Reputation: 940
I have a flink job with parallelism 5 (for now !!). And one of the richFlatMap stream opens one file in the open(Configuration parameters)
method. In the flatMap
operation there is no any open action, it just read the file to search something. (There is a utility class which has a method like utilityClass.searchText('abc')
). Here is the boilerplate code:
public class MyFlatMap extends RichFlatMapFunction<...> {
private MyUtilityFile myFile;
@Override
public void open(Configuration parameters) throws Exception {
myFile.Open("fileLocation");
}
@Override
public void flatMap(...) throws Exception {
String text = myFile.searchText('abc');
if (text != null) // take an action
else // another action
}
}
This file is being updated by the python script every day at specific time. Therefore I should also open the newly created file (by python script) in the flatMap stream.
I just though that this can be done by ScheduledExecutorService
with only one thread pool.
I can not open this file every flatMap calls because it is big.

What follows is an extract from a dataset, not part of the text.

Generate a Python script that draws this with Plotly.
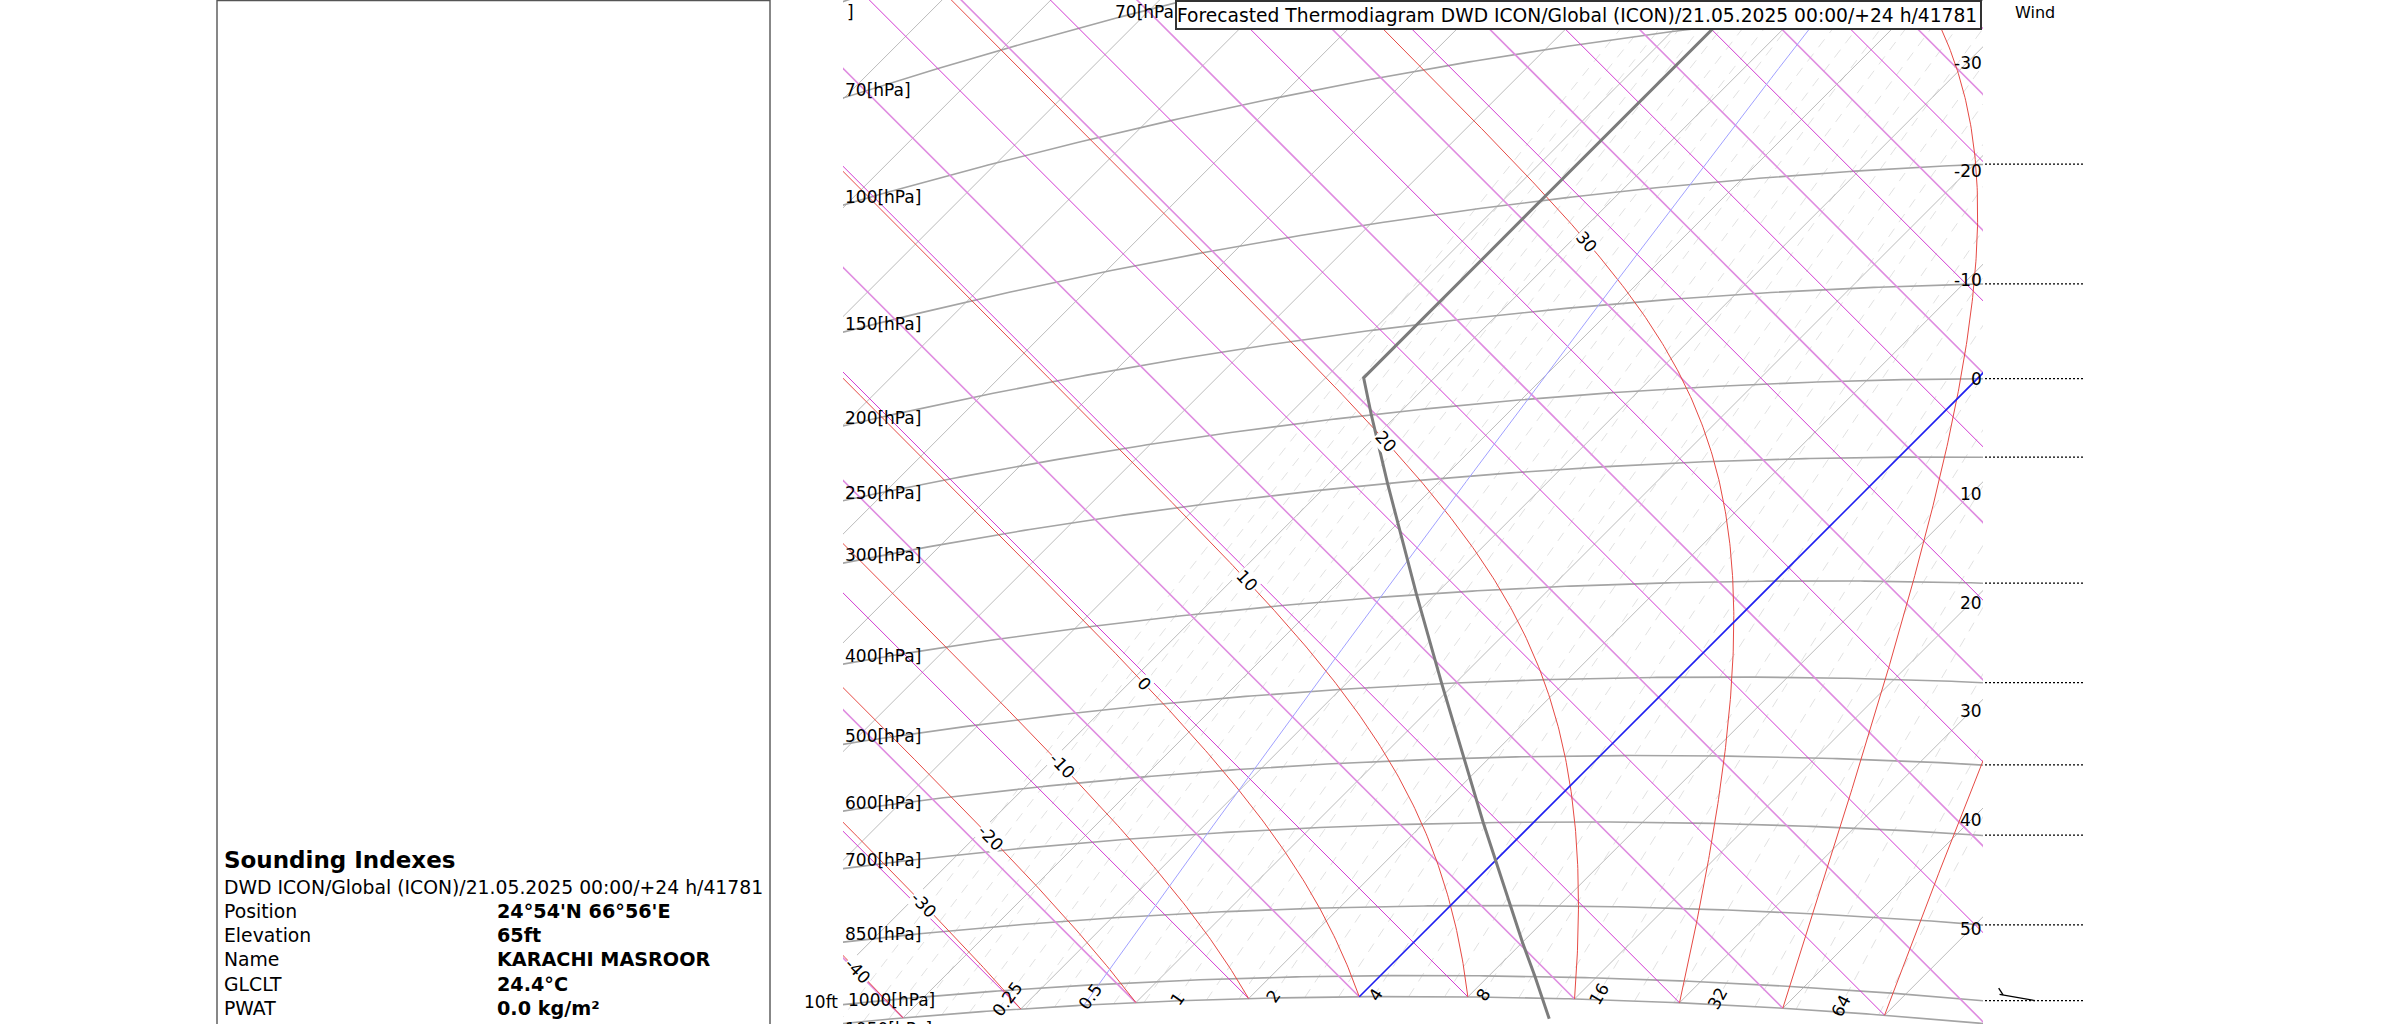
import numpy as np
import plotly.graph_objects as go

W, H = 2381, 1024

# ------------------------------------------------------------------ data
ISOBAR_LEVELS = [1050, 1000, 850, 700, 600, 500, 400, 300, 250, 200, 150, 100, 70, 50]
ISOBAR_LABEL_LEVELS = [1050, 1000, 850, 700, 600, 500, 400, 300, 250, 200, 150, 100, 70]
ISOTHERMS = list(range(-170, 71, 10))
ISOTHERM_LABELS = [-30, -20, -10, 0, 10, 20, 30, 40, 50]
DRY_BASE_T = list(range(-60, 221, 10))          # dry adiabats start on the 1050 hPa isobar
SAT_BASE_T = [-40, -30, -20, -10, 0, 10, 20, 30, 40, 50]
MIXING = [0.0625, 0.079, 0.099, 0.125, 0.157, 0.198, 0.25, 0.315, 0.397, 0.5, 0.63, 0.794,
          1, 1.26, 1.59, 2, 2.52, 3.17, 4, 5.04, 6.35, 8, 10.1, 12.7, 16, 20.2, 25.4,
          32, 40.3, 50.8, 64, 80.6]
MIXING_LABELED = [0.25, 0.5, 1, 2, 4, 8, 16, 32, 64]
MIXING_LABEL_TEXT = ["0.25", "0.5", "1", "2", "4", "8", "16", "32", "64"]
BASE_P = 1050
TOP_P = 10
HIGHLIGHT_T = 0
HIGHLIGHT_W = 0.5

PROFILE_P = [1100, 1013.25, 1000, 925, 850, 700, 500, 400, 300, 250, 226.3, 200, 150, 100, 70, 54.7]
PROFILE_T = [19.5, 15.0, 14.3, 10.0, 5.5, -4.6, -21.2, -31.7, -44.6, -52.4, -56.5, -56.5,
             -56.5, -56.5, -56.5, -56.5]

WIND_LEVELS = [1000, 850, 700, 600, 500, 400, 300, 250, 200, 150]
BARB_P, BARB_DIR, BARB_KT = 1000, 280, 5

CHART_TITLE = "Forecasted Thermodiagram DWD ICON/Global (ICON)/21.05.2025 00:00/+24 h/41781"
INFO_HEAD = "Sounding Indexes"
INFO_LINE = "DWD ICON/Global (ICON)/21.05.2025 00:00/+24 h/41781"
INFO_KEYS = ["Position", "Elevation", "Name", "GLCLT", "PWAT"]
INFO_VALS = ["24°54'N 66°56'E", "65ft", "KARACHI MASROOR", "24.4°C", "0.0 kg/m²"]

# ------------------------------------------------------------------ tephigram projection
KAPPA = 0.2857
S_LN = 277.2
X_RANGE = (-98.80, 110.83)
Y_RANGE = (-8.88, 179.42)
PLOT_L, PLOT_R = 843, 1983
FONT = "DejaVu Sans"


def tephi(T, p):
    T = np.asarray(T, float)
    p = np.asarray(p, float)
    theta = (T + 273.15) * (1000.0 / p) ** KAPPA
    v = S_LN * np.log(theta / 273.15)
    return T + v, v - T


def to_px(X, Y):
    px = PLOT_L + (X - X_RANGE[0]) / (X_RANGE[1] - X_RANGE[0]) * (PLOT_R - PLOT_L)
    py = (Y_RANGE[1] - Y) / (Y_RANGE[1] - Y_RANGE[0]) * H
    return px, py


KY = (Y_RANGE[1] - Y_RANGE[0]) / H   # y units per pixel


def es(Tc):
    return 6.112 * np.exp(17.67 * Tc / (Tc + 243.5))


def t_of_mixing(w, p):
    e = w * p / (622.0 + w)
    L = np.log(e / 6.112)
    return 243.5 * L / (17.67 - L)


def sat_adiabats(T0s, p0, p1, n=500):
    Rd, Cp, Lv, eps = 287.04, 1005.7, 2.465e6, 0.622
    lnp = np.linspace(np.log(p0), np.log(p1), n)
    T = np.array(T0s, float) + 273.15

    def f(T, lp):
        p = np.exp(lp)
        e = es(T - 273.15)
        rs = eps * e / (p - e)
        return (Rd * T + Lv * rs) / (Cp + Lv * Lv * rs * eps / (Rd * T * T))

    out = [T.copy()]
    for i in range(n - 1):
        h = lnp[i + 1] - lnp[i]
        k1 = f(T, lnp[i])
        k2 = f(T + h * k1 / 2, lnp[i] + h / 2)
        k3 = f(T + h * k2 / 2, lnp[i] + h / 2)
        k4 = f(T + h * k3, lnp[i + 1])
        T = T + h * (k1 + 2 * k2 + 2 * k3 + k4) / 6
        out.append(T.copy())
    return np.exp(lnp), np.array(out) - 273.15


def isobar_curve(p):
    T = np.linspace(-190, 110, 700)
    return tephi(T, np.full_like(T, p))


fig = go.Figure()


def add_lines(segs, color, width, dash=None, xaxis="x", opacity=1.0):
    xs, ys = [], []
    for X, Y in segs:
        xs += list(np.asarray(X)) + [None]
        ys += list(np.asarray(Y)) + [None]
    fig.add_trace(go.Scatter(x=xs, y=ys, mode="lines", xaxis=xaxis, yaxis="y",
                             line=dict(color=color, width=width, dash=dash),
                             opacity=opacity, hoverinfo="skip", showlegend=False))


# mixing ratio lines
pm = np.geomspace(BASE_P, TOP_P, 200)
segs = []
for w in MIXING:
    if w == HIGHLIGHT_W:
        continue
    segs.append(tephi(t_of_mixing(w, pm), pm))
add_lines(segs, "#d9d9d9", 0.8, dash="10px,8px")

# isotherms
segs = []
for t in ISOTHERMS:
    if t == HIGHLIGHT_T:
        continue
    segs.append(tephi([t, t], [BASE_P, 1]))
add_lines(segs, "#a9a9a9", 0.8)

# isobars
add_lines([isobar_curve(p) for p in ISOBAR_LEVELS], "#a4a4a4", 1.6)

# dry adiabats (two alternating shades)
segA, segB = [], []
for t0 in DRY_BASE_T:
    theta = (t0 + 273.15) * (1000.0 / BASE_P) ** KAPPA
    Tend = -200.0
    pend = 1000.0 * ((Tend + 273.15) / theta) ** (1 / KAPPA)
    seg = tephi([t0, Tend], [BASE_P, pend])
    (segA if t0 % 20 == 0 else segB).append(seg)
add_lines(segA, "#df8ce0", 1.6)
add_lines(segB, "#d23ad2", 1.0)

# saturated adiabats
ps, Ts = sat_adiabats(SAT_BASE_T, BASE_P, 15)
add_lines([tephi(Ts[:, i], ps) for i in range(len(SAT_BASE_T))], "#e64a44", 1.0)

# highlighted isotherm and mixing ratio
add_lines([tephi([HIGHLIGHT_T, HIGHLIGHT_T], [BASE_P, 1])], "#2020f0", 1.6)
add_lines([tephi(t_of_mixing(HIGHLIGHT_W, pm), pm)], "#a0a0ff", 1.0)

# standard atmosphere profile
PX, PY = tephi(PROFILE_T, PROFILE_P)
fig.add_trace(go.Scatter(x=PX, y=PY, mode="lines", line=dict(color="#7c7c7c", width=3),
                         hoverinfo="skip", showlegend=False))

# wind column: dotted level lines + barb
segs = []
right_y = {}
for p in WIND_LEVELS:
    X, Y = isobar_curve(p)
    yr = float(np.interp(X_RANGE[1], X, Y))
    right_y[p] = yr
    segs.append(([2, 100], [yr, yr]))
add_lines(segs, "black", 1.3, dash="2px,2px", xaxis="x2")

yb = right_y[BARB_P]
L = 36.0
ang = np.deg2rad(BARB_DIR)
ux, uy = np.sin(ang), np.cos(ang)
sx, sy = 52.0, yb
tx, ty = sx + ux * L, sy + uy * L * KY
bx, by = sx + ux * L * 0.9, sy + uy * L * 0.9 * KY
fx, fy = bx + (-0.55) * 8, by + 0.85 * 8 * KY
add_lines([([sx, tx], [sy, ty]), ([bx, fx], [by, fy])], "black", 1.3, xaxis="x2")

# ------------------------------------------------------------------ annotations
ann = []


def text(px, py, s, size=17, xanchor="left", bold=False, angle=0, bg=None, yanchor="middle"):
    d = dict(x=px / W, y=1 - py / H, xref="paper", yref="paper", text=(f"<b>{s}</b>" if bold else s),
             showarrow=False, xanchor=xanchor, yanchor=yanchor, textangle=angle,
             font=dict(family=FONT, size=size, color="black"))
    if bg:
        d.update(bgcolor=bg, borderpad=0)
    ann.append(d)


# left isobar labels
for p in ISOBAR_LABEL_LEVELS:
    X, Y = isobar_curve(p)
    yl = float(np.interp(X_RANGE[0], X, Y))
    _, py = to_px(X_RANGE[0], yl)
    if p == 1050:
        text(PLOT_L, py + 6, f"{p}[hPa]")
    elif p == 1000:
        text(PLOT_L + 3, py - 4, f"{p}[hPa]")
        text(PLOT_L - 3, py - 2, "10ft", xanchor="right")
    else:
        text(PLOT_L, py - 8, f"{p}[hPa]")

# extra label of the 70 hPa isobar near the top (partly hidden by the title box)
X70, Y70 = isobar_curve(70)
xq = X_RANGE[0] + (1113 - PLOT_L) / (PLOT_R - PLOT_L) * (X_RANGE[1] - X_RANGE[0])
_, py70 = to_px(xq, float(np.interp(xq, X70, Y70)))
text(1113, py70 - 7, "70[hPa]")
text(845, 12, "]")

# right isotherm labels
for t in ISOTHERM_LABELS:
    _, py = to_px(X_RANGE[1], X_RANGE[1] - 2 * t)
    dy = 16 if t < 0 else (6 if t == 0 else 12)
    text(PLOT_R + 1, py + dy, str(t), xanchor="right")

# saturated adiabat labels
for i, t0 in enumerate(SAT_BASE_T):
    Tc = Ts[:, i]
    k = np.argmax(Tc < -48.5)
    if k == 0:
        continue
    f = (Tc[k - 1] + 48.5) / (Tc[k - 1] - Tc[k])
    pl = np.exp(np.log(ps[k - 1]) + f * (np.log(ps[k]) - np.log(ps[k - 1])))
    X0, Y0 = tephi(-48.5, pl)
    px, py = to_px(X0, Y0)
    Xa, Ya = tephi(Tc[k - 3], ps[k - 3])
    Xb, Yb = tephi(Tc[k + 3], ps[k + 3])
    pa, qa = to_px(Xa, Ya)
    pb, qb = to_px(Xb, Yb)
    angle = np.degrees(np.arctan2(qa - qb, pa - pb))
    if py < 40 or px > PLOT_R - 10 or px < PLOT_L:
        continue
    text(px, py, str(t0), angle=float(angle), xanchor="center", bg="white")

# mixing ratio labels at the base isobar
for w, s in zip(MIXING_LABELED, MIXING_LABEL_TEXT):
    t1 = t_of_mixing(w, BASE_P)
    t2 = t_of_mixing(w, 950.0)
    p1x, p1y = to_px(*tephi(t1, BASE_P))
    p2x, p2y = to_px(*tephi(t2, 950.0))
    dx, dy = p2x - p1x, p2y - p1y
    n = np.hypot(dx, dy)
    dx, dy = dx / n, dy / n
    ang = np.degrees(np.arctan2(dy, dx))
    off = 3 + len(s) * 4.2
    text(p1x + dx * off - 2, p1y + dy * off + 4, s, angle=float(ang), xanchor="center")

# wind header
text(2035, 12, "Wind", xanchor="center", size=16)

# info panel
text(222, 860, INFO_HEAD, size=23, bold=True)
text(222, 887, INFO_LINE, size=18.8)
for j, (k, v) in enumerate(zip(INFO_KEYS, INFO_VALS)):
    y = 911.3 + j * 24.3
    text(222, y, k, size=18.8)
    text(495, y, v, size=19.2, bold=True)

# title box (drawn last, covers what lies beneath)
ann.append(dict(x=1175 / W, y=1.0, xref="paper", yref="paper", xanchor="left", yanchor="top",
                text=CHART_TITLE, showarrow=False, align="left", width=803, height=26,
                bgcolor="white", bordercolor="#333333", borderwidth=2, borderpad=0,
                font=dict(family=FONT, size=18.7, color="black")))

fig.update_layout(
    width=W, height=H, margin=dict(l=0, r=0, t=0, b=0),
    paper_bgcolor="white", plot_bgcolor="white", showlegend=False,
    font=dict(family=FONT, size=17, color="black"),
    xaxis=dict(domain=[PLOT_L / W, PLOT_R / W], range=list(X_RANGE), visible=False, fixedrange=True),
    yaxis=dict(domain=[0, 1], range=list(Y_RANGE), visible=False, fixedrange=True),
    xaxis2=dict(domain=[PLOT_R / W, 2100 / W], range=[0, 117], visible=False, anchor="y", fixedrange=True),
    annotations=ann,
    shapes=[dict(type="rect", xref="paper", yref="paper", x0=217 / W, x1=770 / W,
                 y0=-0.05, y1=1 - 0.6 / H, line=dict(color="#555555", width=1.4))],
)

fig.write_html("out.html", config={"displayModeBar": False},
               post_script="document.body.style.margin='0';document.body.style.overflow='hidden';")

Here is the boilerplate code I am trying to write:
public class MyFlatMap extends RichFlatMapFunction<...> implements Runnable {
private final ScheduledExecutorService scheduler = Executors.newScheduledThreadPool(1);
private MyUtilityFile myFile;
@Override
public void run() {
myFile.Open("fileLocation");
}
@Override
public void open(Configuration parameters) throws Exception {
scheduler.scheduleAtFixedRate(this, 1, 1, TimeUnit.HOURS);
myFile.Open("fileLocation");
}
@Override
public void flatMap(...) throws Exception {
String text = myFile.searchText('abc');
if (text != null) // take an action
else // another action
}
}
Is this boilerplate okey for Flink environment? If not, how can i open the file with a scheduled manner? (There is no option such as "after updating file send event with kafka and read event by flink")
Upvotes: 1
Views: 946
Reputation: 813
Perhaps you can directly implement the ProcessingTimeCallback interface, which supports timer operations
public class MyFlatMap extends RichFlatMapFunction<...> implements ProcessingTimeCallback {
private MyUtilityFile myFile;
@Override
public void open(Configuration parameters) throws Exception {
scheduler.scheduleAtFixedRate(this, 1, 1, TimeUnit.HOURS);
final long now = getProcessingTimeService().getCurrentProcessingTime();
getProcessingTimeService().registerTimer(now + 3600000, this);
myFile.Open("fileLocation");
}
@Override
public void flatMap(...) throws Exception {
String text = myFile.searchText('abc');
if (text != null) // take an action
else // another action
}
@Override
public void onProcessingTime(long timestamp) throws Exception {
myFile.Open("fileLocation");
final long now = getProcessingTimeService().getCurrentProcessingTime();
getProcessingTimeService().registerTimer(now + 3600000, this);
}
}
Upvotes: 2